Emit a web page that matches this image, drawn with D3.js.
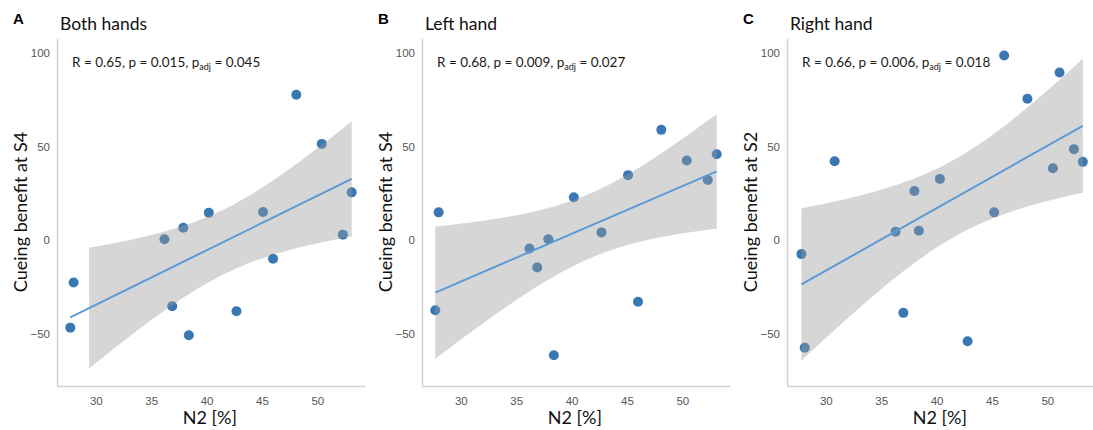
<!DOCTYPE html>
<html>
<head>
<meta charset="utf-8">
<script src="https://cdn.jsdelivr.net/npm/d3@7"></script>
<style>
  body { margin: 0; background: #fff; }
  svg { display: block; }
</style>
</head>
<body>
<div id="chart"></div>
<script>
// N2 [%] and cueing benefit per participant
const n2A = [48.1, 50.4, 53.1, 40.2, 45.1, 36.2, 37.9, 52.3, 46.0, 28.0, 36.9, 42.7, 27.7, 38.4];
const benefitA = [77.7, 51.4, 25.5, 14.6, 15.0, 0.4, 6.6, 2.9, -10, -22.7, -35.4, -38, -46.8, -50.9];

const n2B = [48.1, 50.4, 53.1, 52.3, 45.1, 40.2, 28.0, 36.2, 37.9, 42.7, 36.9, 46.0, 27.7, 38.4];
const benefitB = [58.9, 42.5, 45.9, 32.1, 34.7, 22.9, 14.8, -4.5, 0.4, 4.1, -14.6, -33, -37.5, -61.6];

const n2C = [46.1, 51.1, 48.2, 52.4, 53.2, 50.5, 30.8, 40.3, 38.0, 45.2, 36.3, 38.4, 27.8, 37.0, 42.8, 28.1];
const benefitC = [98.6, 89.6, 75.5, 48.6, 41.8, 38.4, 42.1, 32.7, 26.2, 14.8, 4.5, 5.0, -7.5, -38.9, -54.1, -57.5];

const panelLetters = ["A", "B", "C"];
const panelTitles = ["Both hands", "Left hand", "Right hand"];
const yLabels = ["Cueing benefit at S4", "Cueing benefit at S4", "Cueing benefit at S2"];
const stats = [
  ["0.65", "0.015", "0.045"],
  ["0.68", "0.009", "0.027"],
  ["0.66", "0.006", "0.018"]
];
const xTicks = [30, 35, 40, 45, 50];
const yTicks = [-50, 0, 50, 100];
// t quantile (0.975) by degrees of freedom
const tCrit = { 12: 2.179, 14: 2.145 };

const width = 1093;
const height = 430;

const svg = d3
  .select("#chart")
  .append("svg")
  .attr("width", width)
  .attr("height", height);

const panels = [
  { x: n2A, y: benefitA, left: 57, bandFrom: 29.4 },
  { x: n2B, y: benefitB, left: 422, bandFrom: null },
  { x: n2C, y: benefitC, left: 787, bandFrom: null }
];

const plotTop = 38;
const plotBottom = 386;
const plotW = 308;

panels.forEach((p, i) => {
  const g = svg.append("g").attr("transform", `translate(${p.left}, 0)`);

  const xScale = d3.scaleLinear().domain([26.5, 54.3]).range([0, plotW]);
  const yScale = d3.scaleLinear().domain([-78, 108]).range([plotBottom, plotTop]);

  // axes: light lines, no ticks
  const xAxis = g
    .append("g")
    .attr("transform", `translate(0, ${plotBottom})`)
    .call(d3.axisBottom(xScale).tickValues(xTicks).tickSize(0).tickPadding(11));
  const yAxis = g
    .append("g")
    .call(d3.axisLeft(yScale).tickValues(yTicks).tickSize(0).tickPadding(7));
  [xAxis, yAxis].forEach((ax) => {
    ax.select(".domain").attr("stroke", "#d2d2d2").attr("stroke-width", 1.5);
    ax.selectAll("text")
      .attr("fill", "#555")
      .attr("font-family", "'Liberation Sans', Arial, sans-serif")
      .attr("font-size", "11.5px");
  });

  // linear fit + 95% CI
  const n = p.x.length;
  const mx = d3.mean(p.x);
  const my = d3.mean(p.y);
  const sxx = d3.sum(p.x, (d) => (d - mx) ** 2);
  const sxy = d3.sum(p.x, (d, k) => (d - mx) * (p.y[k] - my));
  const slope = sxy / sxx;
  const icpt = my - slope * mx;
  const sse = d3.sum(p.x, (d, k) => (p.y[k] - (icpt + slope * d)) ** 2);
  const s = Math.sqrt(sse / (n - 2));
  const t = tCrit[n - 2];
  const xmin = d3.min(p.x);
  const xmax = d3.max(p.x);
  const bandStart = p.bandFrom || xmin;
  const grid = d3.range(0, 81).map((k) => bandStart + ((xmax - bandStart) * k) / 80);
  const band = grid.map((x) => {
    const fit = icpt + slope * x;
    const se = s * Math.sqrt(1 / n + (x - mx) ** 2 / sxx);
    return { x, lo: fit - t * se, hi: fit + t * se };
  });

  // points
  g.append("g")
    .selectAll("circle")
    .data(p.x.map((d, k) => [d, p.y[k]]))
    .join("circle")
    .attr("cx", (d) => xScale(d[0]))
    .attr("cy", (d) => yScale(d[1]))
    .attr("r", 5)
    .attr("fill", "#3a78b4");

  g.append("path")
    .datum(band)
    .attr("fill", "#999999")
    .attr("fill-opacity", 0.4)
    .attr(
      "d",
      d3
        .area()
        .x((d) => xScale(d.x))
        .y0((d) => yScale(d.lo))
        .y1((d) => yScale(d.hi))
    );

  g.append("line")
    .attr("x1", xScale(xmin))
    .attr("y1", yScale(icpt + slope * xmin))
    .attr("x2", xScale(xmax))
    .attr("y2", yScale(icpt + slope * xmax))
    .attr("stroke", "#5b9bd5")
    .attr("stroke-width", 2);

  // stats annotation
  const st = g
    .append("text")
    .attr("x", 15)
    .attr("y", 67)
    .attr("font-family", "Lato, sans-serif")
    .attr("font-size", "13.5px")
    .attr("fill", "#1a1a1a");
  st.append("tspan").text(`R = ${stats[i][0]}, p = ${stats[i][1]}, p`);
  st.append("tspan").attr("font-size", "9px").attr("dy", 3).text("adj");
  st.append("tspan").attr("dy", -3).text(` = ${stats[i][2]}`);

  // panel letter & title
  svg
    .append("text")
    .attr("x", p.left - 44)
    .attr("y", 24)
    .attr("font-family", "'Liberation Sans', Arial, sans-serif")
    .attr("font-weight", "bold")
    .attr("font-size", "15px")
    .text(panelLetters[i]);
  svg
    .append("text")
    .attr("x", p.left + 3)
    .attr("y", 30)
    .attr("font-family", "Lato, sans-serif")
    .attr("font-size", "17.5px")
    .attr("fill", "#111")
    .text(panelTitles[i]);

  // axis titles
  g.append("text")
    .attr("transform", "rotate(-90)")
    .attr("x", -(plotTop + plotBottom) / 2)
    .attr("y", -30)
    .attr("text-anchor", "middle")
    .attr("font-family", "Lato, sans-serif")
    .attr("font-size", "18px")
    .attr("fill", "#111")
    .text(yLabels[i]);
  g.append("text")
    .attr("x", xScale(40.3))
    .attr("y", 424)
    .attr("text-anchor", "middle")
    .attr("font-family", "Lato, sans-serif")
    .attr("font-size", "18px")
    .attr("fill", "#111")
    .text("N2 [%]");
});
</script>
</body>
</html>
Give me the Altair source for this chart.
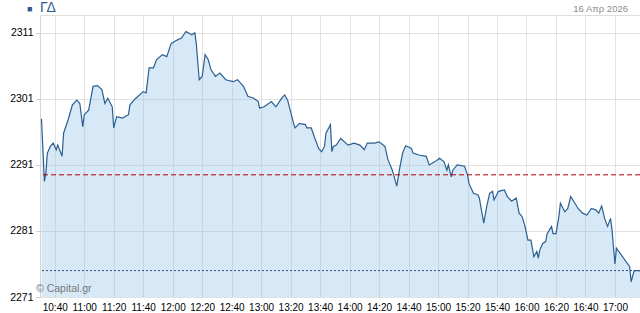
import altair as alt
import pandas as pd

times = ["10:31","10:33","10:34","10:35","10:37","10:39","10:41","10:42","10:45","10:46",
         "10:49","10:52","10:55","10:57","10:59","11:00","11:03","11:06","11:09","11:12",
         "11:14","11:16","11:19","11:20","11:22","11:26","11:30","11:31","11:35","11:40",
         "11:42","11:44","11:47","11:49","11:53","11:56","11:59","12:03","12:06","12:09",
         "12:13","12:15","12:16","12:18","12:20","12:22","12:24","12:26","12:29","12:32",
         "12:36","12:41","12:44","12:48","12:51","12:55","12:58","12:59","13:02","13:07",
         "13:10","13:14","13:16","13:18","13:22","13:23","13:26","13:30","13:31","13:34",
         "13:36","13:39","13:41","13:43","13:44","13:47","13:48","13:49","13:51","13:54",
         "13:59","14:03","14:07","14:10","14:12","14:17","14:20","14:24","14:26","14:29",
         "14:32","14:34","14:36","14:38","14:42","14:43","14:47","14:52","14:54","14:58",
         "15:01","15:04","15:06","15:07","15:09","15:10","15:13","15:18","15:20","15:21",
         "15:24","15:27","15:28","15:31","15:33","15:35","15:37","15:38","15:41","15:45",
         "15:47","15:50","15:53","15:55","15:57","15:59","16:01","16:03","16:05","16:07",
         "16:08","16:09","16:11","16:13","16:14","16:17","16:18","16:20","16:22","16:23",
         "16:26","16:28","16:30","16:32","16:35","16:38","16:41","16:44","16:47","16:49",
         "16:51","16:53","16:55","16:57","16:58","17:00","17:01","17:10","17:11","17:13",
         "17:17"]
values = [2298.0,2288.5,2289.8,2292.8,2293.8,2294.3,2293.3,2294.0,2292.3,2295.8,
          2297.8,2300.1,2300.8,2300.3,2296.8,2298.6,2299.3,2302.9,2303.0,2302.4,
          2300.3,2301.1,2299.8,2296.6,2298.3,2298.1,2298.6,2300.1,2301.1,2302.1,
          2301.9,2305.7,2305.7,2306.9,2307.7,2307.4,2309.4,2309.9,2310.2,2311.2,
          2310.7,2311.0,2309.4,2303.9,2304.4,2307.7,2307.0,2305.4,2304.4,2304.9,
          2303.9,2303.6,2303.9,2302.9,2301.4,2301.1,2300.6,2299.6,2299.8,2300.6,
          2299.8,2301.1,2301.6,2300.8,2297.3,2296.6,2297.3,2297.1,2296.6,2296.6,
          2295.3,2293.5,2293.0,2293.8,2295.8,2297.1,2293.0,2293.8,2294.0,2295.0,
          2294.0,2294.3,2294.0,2293.3,2294.3,2294.3,2294.5,2293.8,2291.8,2290.2,
          2287.8,2290.5,2292.8,2293.9,2293.5,2292.8,2292.5,2292.3,2291.0,2291.5,
          2292.0,2291.5,2290.2,2291.0,2289.2,2290.2,2291.0,2290.8,2289.5,2288.2,
          2286.7,2286.5,2286.0,2282.2,2284.7,2286.7,2287.0,2285.7,2287.0,2287.2,
          2286.2,2285.5,2286.0,2283.7,2283.2,2281.7,2279.6,2279.6,2277.1,2277.9,
          2276.9,2278.1,2279.1,2279.4,2280.6,2281.7,2280.6,2280.6,2283.2,2285.2,
          2283.9,2284.4,2286.2,2285.5,2284.4,2283.7,2283.4,2284.4,2284.2,2283.7,
          2284.8,2282.9,2281.7,2282.9,2281.2,2276.0,2278.4,2275.6,2273.3,2275.0,
          2275.0]

prev_close = 2289.5
last_value = 2275.0
y_ticks = [2271, 2281, 2291, 2301, 2311]
x_tick_labels = ["10:40","11:00","11:20","11:40","12:00","12:20","12:40","13:00","13:20",
                 "13:40","14:00","14:20","14:40","15:00","15:20","15:40","16:00","16:20",
                 "16:40","17:00"]
title_text = "ΓΔ"
date_text = "16 Απρ 2026"
credit_text = "© Capital.gr"


def to_min(t):
    h, m = t.split(":")
    return int(h) * 60 + int(m)


df = pd.DataFrame({"t": [to_min(t) for t in times], "v": values})
x_ticks = [to_min(t) for t in x_tick_labels]

FONT = "Liberation Sans"
x_scale = alt.Scale(domain=[630, 1037], nice=False, zero=False)
y_scale = alt.Scale(domain=[2271, 2313.7], nice=False, zero=False)

label_expr = ("floor(datum.value/60) + ':' + ((datum.value % 60) < 10 ? '0' : '') + (datum.value % 60)")

x_axis = alt.Axis(values=x_ticks, labelExpr=label_expr, title=None, grid=True,
                  gridColor="#e2e2e2", ticks=False, domain=False,
                  labelFont=FONT, labelFontSize=10, labelColor="#000",
                  labelPadding=5, labelFlush=False, labelOverlap=False, labelBound=False)
y_axis = alt.Axis(values=y_ticks, format="d", title=None, grid=True,
                  gridColor="#e2e2e2",
                  tickSize=4, tickColor="#cccccc", domainColor="#d6d6d6",
                  labelFont=FONT, labelFontSize=10.5, labelColor="#000",
                  labelPadding=3, labelOverlap=False)

x_enc = alt.X("t:Q", scale=x_scale, axis=x_axis)
y_enc = alt.Y("v:Q", scale=y_scale, axis=y_axis)

area = alt.Chart(df).mark_area(color="#91c1e8", opacity=0.36, clip=True).encode(
    x=x_enc, y=y_enc, y2=alt.datum(2271))
line = alt.Chart(df).mark_line(color="#2b5f91", strokeWidth=1.2, clip=True).encode(
    x=x_enc, y=y_enc)

ref_df = pd.DataFrame({"prev": [prev_close], "last": [last_value]})
prev_rule = alt.Chart(ref_df).mark_rule(color="#b00000", strokeWidth=1, strokeDash=[5, 3]).encode(
    y=alt.Y("prev:Q", scale=y_scale, axis=y_axis))
last_rule = alt.Chart(ref_df).mark_rule(color="#2b4f7f", strokeWidth=1, strokeDash=[2, 2]).encode(
    y=alt.Y("last:Q", scale=y_scale, axis=y_axis))

lbl_df = pd.DataFrame({"title": [title_text], "date": [date_text], "credit": [credit_text],
                       "sq": ["■"]})
sq = alt.Chart(lbl_df).mark_text(font=FONT, fontSize=9, color="#2f5b8f", align="left",
                                  baseline="middle").encode(
    text="sq:N", x=alt.value(-13), y=alt.value(-6))
ttl = alt.Chart(lbl_df).mark_text(font=FONT, fontSize=14, color="#2f5b8f", align="left",
                                   baseline="middle").encode(
    text="title:N", x=alt.value(0), y=alt.value(-7))
dt = alt.Chart(lbl_df).mark_text(font=FONT, fontSize=9.5, color="#8a8a8a", align="right",
                                  baseline="middle").encode(
    text="date:N", x=alt.value(588), y=alt.value(-6))
cr = alt.Chart(lbl_df).mark_text(font=FONT, fontSize=10.5, color="#777777", align="left",
                                  baseline="middle").encode(
    text="credit:N", x=alt.value(-4), y=alt.value(274))

chart = alt.layer(area, line, prev_rule, last_rule, sq, ttl, dt, cr).properties(
    width=600, height=282,
    autosize=alt.AutoSizeParams(type="none"),
    padding={"left": 40, "top": 15, "right": 0, "bottom": 16},
).configure_view(stroke=None).configure_axis(labelOverlap=False).configure(background="white")

chart.save("out.html", embed_options={"renderer": "svg", "actions": False})
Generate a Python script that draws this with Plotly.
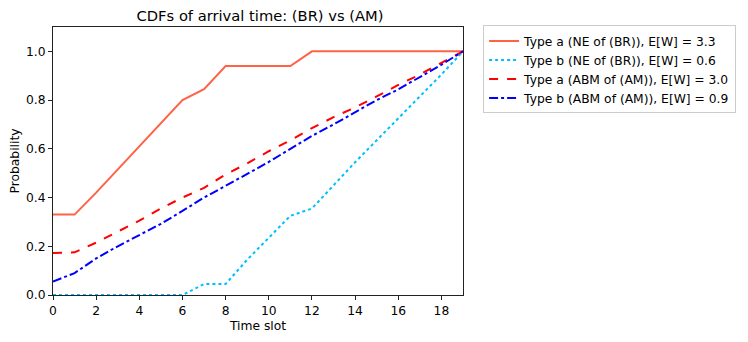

What you have to do = Repeat exactly, and only, the entries from the line with "Give me the Altair source for this chart." through the line with "import pandas as pd". Pictures are skipped.

Answer to this problem =
Give me the Altair source for this chart.
import altair as alt
import pandas as pd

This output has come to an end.